Records of the Grand Historian (Shiji)

Monumental history written by Sima Qian (c. 145–86 BCE) covering China’s past from the mythic Yellow Emperor to his own time. It set the model for later dynastic histories.

Silk Road (began c. 130 BCE)

A network of trade routes connecting China with Central Asia, India, and the Mediterranean. It facilitated the exchange of silk, spices, art, and ideas such as Buddhism.

Post-Han Disunity and the Tang Era

Three Kingdoms (220–280 CE)

Era of disunity following the Han collapse with rival states Wei, Shu, and Wu. Famous for military conflicts and the Romance of the Three Kingdoms.

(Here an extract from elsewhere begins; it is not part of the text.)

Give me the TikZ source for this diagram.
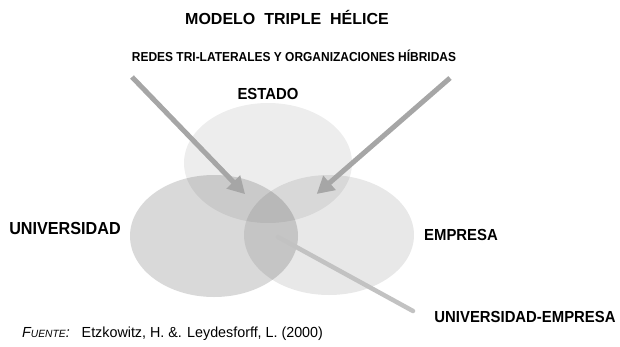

Northern Wei Dynasty (386–534 CE)

Founded by Tuoba (Xianbei) nomads who unified northern China, promoted Buddhism, and adopted Chinese culture through sinicization.

Equal-Field System

Land distribution system developed under the Northern Wei and perfected under the Tang, allocating land based on family size to ensure fairness and reduce aristocratic control.

Mahayana (Greater Vehicle)

Major Buddhist branch emphasizing compassion, universal salvation, and the Bodhisattva ideal. It spread widely across China, Korea, and Japan.

Sui Dynasty (581–618 CE)

Reunified China after centuries of division. Known for grand construction projects such as the Grand Canal; collapsed from overextension and revolts.

Grand Canal (completed c. 610 CE)

Massive waterway linking the Yellow and Yangtze Rivers. It enabled north–south trade and grain transport, strengthening economic unity.

Empress Wu of Tang (r. 690–705 CE)

The only female emperor in Chinese history. She strengthened bureaucracy, supported Buddhism, and ruled effectively during the Tang dynasty.

Chang’an (Tang Dynasty)

The Tang capital (modern Xi’an), one of the world’s largest and most cosmopolitan cities, serving as a center of trade, culture, and diplomacy along the Silk Road.